Exercise description
Take the lines from the head of the listing through the one bearing "1.99, 1.91, 2.16];" and copy them exactly, leaving every picture out.

Source material

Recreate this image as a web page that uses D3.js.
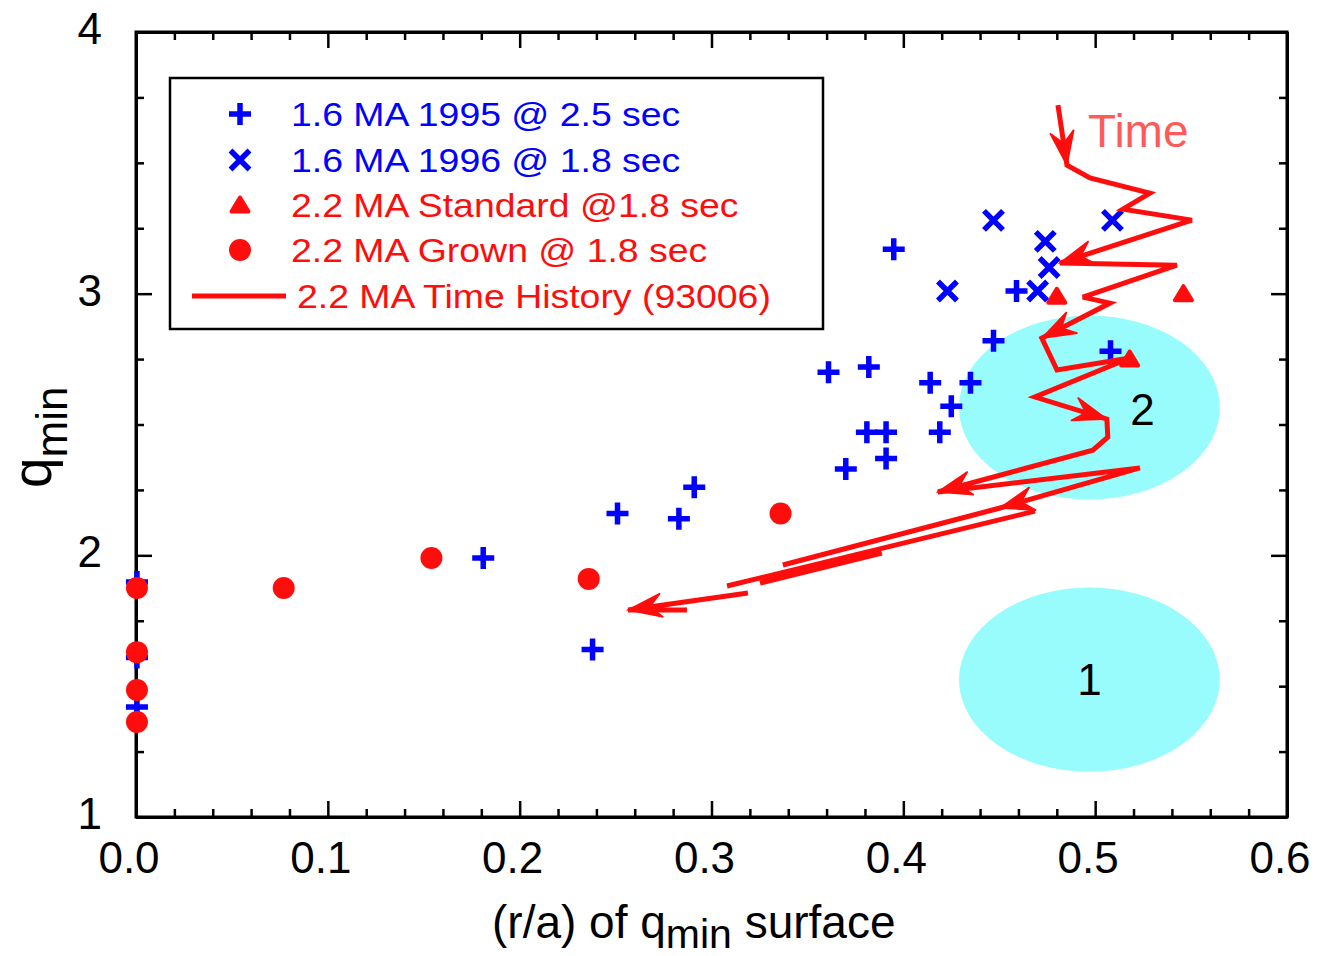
<!DOCTYPE html>
<html>
<head>
<meta charset="utf-8">
<script src="https://cdn.jsdelivr.net/npm/d3@7"></script>
<style>
  html, body { margin: 0; padding: 0; background: #fff; }
  svg { display: block; font-family: "Liberation Sans", Arial, Helvetica, sans-serif; }
</style>
</head>
<body>
<svg id="chart" width="1318" height="956"></svg>
<script>
// q_min versus normalised radius (r/a) of the q_min surface

// 1.6 MA 1995 @ 2.5 sec  (plus markers)
const plus1995R = [0.0005, 0.0005, 0.0005, 0.181, 0.238, 0.251, 0.283, 0.291, 0.361, 0.382, 0.381, 0.391, 0.391, 0.370, 0.395, 0.414, 0.425, 0.419, 0.435, 0.447, 0.459, 0.508];
const plus1995Q = [1.898, 1.61, 1.42, 1.99, 1.64, 2.16, 2.14, 2.26, 2.70, 2.72, 2.47, 2.47, 2.37, 2.33, 3.17, 2.66, 2.57, 2.47, 2.66, 2.82, 3.01, 2.78];

// 1.6 MA 1996 @ 1.8 sec  (cross markers)
const cross1996R = [0.423, 0.447, 0.474, 0.476, 0.470, 0.509];
const cross1996Q = [3.01, 3.28, 3.20, 3.10, 3.01, 3.28];

// 2.2 MA Standard @1.8 sec  (triangles)
const standardR = [0.480, 0.546, 0.518];
const standardQ = [2.99, 3.00, 2.75];

// 2.2 MA Grown @ 1.8 sec  (circles)
const grownR = [0.0005, 0.0005, 0.0005, 0.0005, 0.077, 0.154, 0.236, 0.336];
const grownQ = [1.875, 1.63, 1.485, 1.363, 1.875, 1.99, 1.91, 2.16];

// 2.2 MA time history, shot 93006 (null separates traced pieces)
const historyR = [0.4806, 0.4853, 0.4973, 0.5285, 0.5145, 0.5504, 0.4816, 0.5426, 0.4936, 0.5077,
                  0.4722, 0.4801, 0.5181, 0.4686, 0.5061, 0.5066, 0.4988, 0.4180, 0.5233, 0.4504,
                  0.3372, null, 0.4686, 0.3081, null, 0.3888, 0.3253, null, 0.3190, 0.2565, 0.2872];
const historyQ = [3.721, 3.491, 3.442, 3.384, 3.323, 3.281, 3.117, 3.109, 2.987, 2.964,
                  2.830, 2.708, 2.754, 2.605, 2.521, 2.452, 2.402, 2.242, 2.334, 2.181,
                  1.963, null, 2.169, 1.883, null, 2.009, 1.894, null, 1.856, 1.791, 1.791];
// vertices at which a direction arrow ends
const historyArrowAt = [1, 6, 10, 14, 17, 19, 29];

// operating regions
const regionLabels = ["1", "2"];
const regionR = [0.497, 0.497];
const regionQ = [1.525, 2.565];
const regionHalfR = [0.068, 0.068];
const regionHalfQ = [0.352, 0.352];

// axis ticks
const xTickLabels = ["0.0", "0.1", "0.2", "0.3", "0.4", "0.5", "0.6"];
const xTickValues = [0, 0.1, 0.2, 0.3, 0.4, 0.5, 0.6];
const yTickLabels = ["1", "2", "3", "4"];
const yTickValues = [1, 2, 3, 4];

const legendLabels = [
  "1.6 MA 1995 @ 2.5 sec",
  "1.6 MA 1996 @ 1.8 sec",
  "2.2 MA Standard @1.8 sec",
  "2.2 MA Grown @ 1.8 sec",
  "2.2 MA Time History (93006)"
];

const BLUE = "#0000ff";
const RED = "#ff0d0d";
const CYAN = "#99fcfc";

const svg = d3.select("#chart");
const plotL = 136, plotR = 1287, plotT = 32, plotB = 817;

const x = d3.scaleLinear().domain([0, 0.6]).range([plotL, plotR]);
const y = d3.scaleLinear().domain([1, 4]).range([plotB, plotT]);

// ---------- regions ----------
const gReg = svg.append("g");
regionLabels.forEach((lab, i) => {
  gReg.append("ellipse")
    .attr("cx", x(regionR[i]))
    .attr("cy", y(regionQ[i]))
    .attr("rx", x(regionR[i] + regionHalfR[i]) - x(regionR[i]))
    .attr("ry", y(regionQ[i]) - y(regionQ[i] + regionHalfQ[i]))
    .attr("fill", CYAN);
});
gReg.append("text").attr("x", x(regionR[0])).attr("y", y(regionQ[0]))
  .attr("dy", "0.36em").attr("text-anchor", "middle")
  .attr("font-size", 44).attr("fill", "#000").text(regionLabels[0]);
gReg.append("text").attr("x", x(regionR[1]) + 53).attr("y", y(regionQ[1]) + 2)
  .attr("dy", "0.36em").attr("text-anchor", "middle")
  .attr("font-size", 44).attr("fill", "#000").text(regionLabels[1]);

// ---------- axes frame with inward ticks ----------
const xMinor = d3.range(0, 0.6001, 0.02);
const yMinor = d3.range(1, 4.001, 0.25);
const isMajorX = v => Math.abs(v * 10 - Math.round(v * 10)) < 1e-6;
const isMajorY = v => Math.abs(v - Math.round(v)) < 1e-6;

const axisB = d3.axisBottom(x).tickValues(xMinor).tickSizeInner(-8).tickSizeOuter(0).tickFormat("");
const axisT = d3.axisTop(x).tickValues(xMinor).tickSizeInner(-8).tickSizeOuter(0).tickFormat("");
const axisLft = d3.axisLeft(y).tickValues(yMinor).tickSizeInner(-8).tickSizeOuter(0).tickFormat("");
const axisRgt = d3.axisRight(y).tickValues(yMinor).tickSizeInner(-8).tickSizeOuter(0).tickFormat("");

function styleAxis(g, majorTest) {
  g.select(".domain").attr("stroke", "#000").attr("stroke-width", 3);
  g.selectAll(".tick line").attr("stroke", "#000").attr("stroke-width", 2.5)
    .each(function(d) {
      if (majorTest(d)) {
        const l = d3.select(this);
        const y2 = l.attr("y2"), x2 = l.attr("x2");
        if (y2 !== null && +y2 !== 0) l.attr("y2", +y2 < 0 ? -16 : 16);
        if (x2 !== null && +x2 !== 0) l.attr("x2", +x2 < 0 ? -16 : 16);
      }
    });
}
svg.append("g").attr("transform", `translate(0,${plotB})`).call(axisB).call(g => styleAxis(g, isMajorX));
svg.append("g").attr("transform", `translate(0,${plotT})`).call(axisT).call(g => styleAxis(g, isMajorX));
svg.append("g").attr("transform", `translate(${plotL},0)`).call(axisLft).call(g => styleAxis(g, isMajorY));
svg.append("g").attr("transform", `translate(${plotR},0)`).call(axisRgt).call(g => styleAxis(g, isMajorY));
svg.append("rect").attr("x", plotL).attr("y", plotT).attr("width", plotR - plotL).attr("height", plotB - plotT)
  .attr("fill", "none").attr("stroke", "#000").attr("stroke-width", 3);

// tick labels
svg.append("g").selectAll("text").data(xTickValues).join("text")
  .attr("x", d => x(d) - 7).attr("y", plotB + 56)
  .attr("text-anchor", "middle").attr("font-size", 44).attr("fill", "#000")
  .text((d, i) => xTickLabels[i]);
svg.append("g").selectAll("text").data(yTickValues).join("text")
  .attr("x", plotL - 34).attr("y", d => y(d) - 4).attr("dy", "0.36em")
  .attr("text-anchor", "end").attr("font-size", 44).attr("fill", "#000")
  .text((d, i) => yTickLabels[i]);

// axis titles
const xt = svg.append("text").attr("x", 492).attr("y", 938).attr("font-size", 46).attr("fill", "#000");
xt.append("tspan").text("(r/a) of q");
xt.append("tspan").attr("font-size", 41).attr("dy", 10).text("min");
xt.append("tspan").attr("dy", -10).text(" surface");

const yt = svg.append("text").attr("transform", "translate(51,488) rotate(-90)").attr("fill", "#000");
yt.append("tspan").attr("font-size", 55).text("q");
yt.append("tspan").attr("font-size", 44).attr("dy", 16).text("min");

// ---------- markers ----------
function plusPath(s) { return `M${-s},0H${s}M0,${-s}V${s}`; }
function crossPath(s) { return `M${-s},${-s}L${s},${s}M${-s},${s}L${s},${-s}`; }
const triPath = "M0,-7.5L8.5,6.5L-8.5,6.5Z";

function drawPlus(g, cx, cy) {
  g.append("path").attr("transform", `translate(${cx},${cy})`).attr("d", plusPath(11))
    .attr("stroke", BLUE).attr("stroke-width", 5.5).attr("fill", "none");
}
function drawCross(g, cx, cy) {
  g.append("path").attr("transform", `translate(${cx},${cy})`).attr("d", crossPath(9.5))
    .attr("stroke", BLUE).attr("stroke-width", 5.5).attr("fill", "none");
}
function drawTri(g, cx, cy) {
  g.append("path").attr("transform", `translate(${cx},${cy})`).attr("d", triPath)
    .attr("fill", RED).attr("stroke", RED).attr("stroke-width", 4).attr("stroke-linejoin", "round");
}
function drawCircle(g, cx, cy) {
  g.append("circle").attr("cx", cx).attr("cy", cy).attr("r", 11).attr("fill", RED);
}

const gPts = svg.append("g");
plus1995R.forEach((r, i) => drawPlus(gPts, x(r), y(plus1995Q[i])));
cross1996R.forEach((r, i) => drawCross(gPts, x(r), y(cross1996Q[i])));
standardR.forEach((r, i) => drawTri(gPts, x(r), y(standardQ[i])));
grownR.forEach((r, i) => drawCircle(gPts, x(r), y(grownQ[i])));

// ---------- time history ----------
const pts = historyR.map((r, i) => r === null ? null : [x(r), y(historyQ[i])]);
svg.append("path")
  .attr("d", d3.line().defined(p => p !== null)(pts))
  .attr("fill", "none").attr("stroke", RED).attr("stroke-width", 5)
  .attr("stroke-linejoin", "miter").attr("stroke-miterlimit", 3);

const arrowHead = "M0,0L-34,-12L-22,0L-34,12Z";
historyArrowAt.forEach(i => {
  const [x0, y0] = pts[i - 1], [x1, y1] = pts[i];
  const ang = Math.atan2(y1 - y0, x1 - x0) * 180 / Math.PI;
  svg.append("path").attr("d", arrowHead)
    .attr("transform", `translate(${x1},${y1}) rotate(${ang})`)
    .attr("fill", RED).attr("stroke", RED).attr("stroke-width", 1.5).attr("stroke-linejoin", "miter");
});

svg.append("text").attr("x", 1088).attr("y", 147).attr("font-size", 46)
  .attr("fill", "#ff5a5a").text("Time");

// ---------- legend ----------
const gLeg = svg.append("g");
gLeg.append("rect").attr("x", 170).attr("y", 78).attr("width", 653).attr("height", 251)
  .attr("fill", "#fff").attr("stroke", "#000").attr("stroke-width", 2.5);
const rowY = [114, 160, 205, 250, 296];
drawPlus(gLeg, 240, rowY[0]);
drawCross(gLeg, 240, rowY[1]);
drawTri(gLeg, 240, rowY[2]);
drawCircle(gLeg, 240, rowY[3]);
gLeg.append("line").attr("x1", 192).attr("x2", 286).attr("y1", rowY[4]).attr("y2", rowY[4])
  .attr("stroke", RED).attr("stroke-width", 5);
const legColors = [BLUE, BLUE, RED, RED, RED];
const legX = [291, 291, 291, 291, 297];
legendLabels.forEach((t, i) => {
  gLeg.append("text")
    .attr("transform", `translate(${legX[i]},${rowY[i] + 12}) scale(1.1,1)`)
    .attr("font-size", 34).attr("fill", legColors[i]).text(t);
});
</script>
</body>
</html>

Exercise solution
Recreate this image as a web page that uses D3.js.
<!DOCTYPE html>
<html>
<head>
<meta charset="utf-8">
<script src="https://cdn.jsdelivr.net/npm/d3@7"></script>
<style>
  html, body { margin: 0; padding: 0; background: #fff; }
  svg { display: block; font-family: "Liberation Sans", Arial, Helvetica, sans-serif; }
</style>
</head>
<body>
<svg id="chart" width="1318" height="956"></svg>
<script>
// q_min versus normalised radius (r/a) of the q_min surface

// 1.6 MA 1995 @ 2.5 sec  (plus markers)
const plus1995R = [0.0005, 0.0005, 0.0005, 0.181, 0.238, 0.251, 0.283, 0.291, 0.361, 0.382, 0.381, 0.391, 0.391, 0.370, 0.395, 0.414, 0.425, 0.419, 0.435, 0.447, 0.459, 0.508];
const plus1995Q = [1.898, 1.61, 1.42, 1.99, 1.64, 2.16, 2.14, 2.26, 2.70, 2.72, 2.47, 2.47, 2.37, 2.33, 3.17, 2.66, 2.57, 2.47, 2.66, 2.82, 3.01, 2.78];

// 1.6 MA 1996 @ 1.8 sec  (cross markers)
const cross1996R = [0.423, 0.447, 0.474, 0.476, 0.470, 0.509];
const cross1996Q = [3.01, 3.28, 3.20, 3.10, 3.01, 3.28];

// 2.2 MA Standard @1.8 sec  (triangles)
const standardR = [0.480, 0.546, 0.518];
const standardQ = [2.99, 3.00, 2.75];

// 2.2 MA Grown @ 1.8 sec  (circles)
const grownR = [0.0005, 0.0005, 0.0005, 0.0005, 0.077, 0.154, 0.236, 0.336];
const grownQ = [1.875, 1.63, 1.485, 1.363, 1.875, 1.99, 1.91, 2.16];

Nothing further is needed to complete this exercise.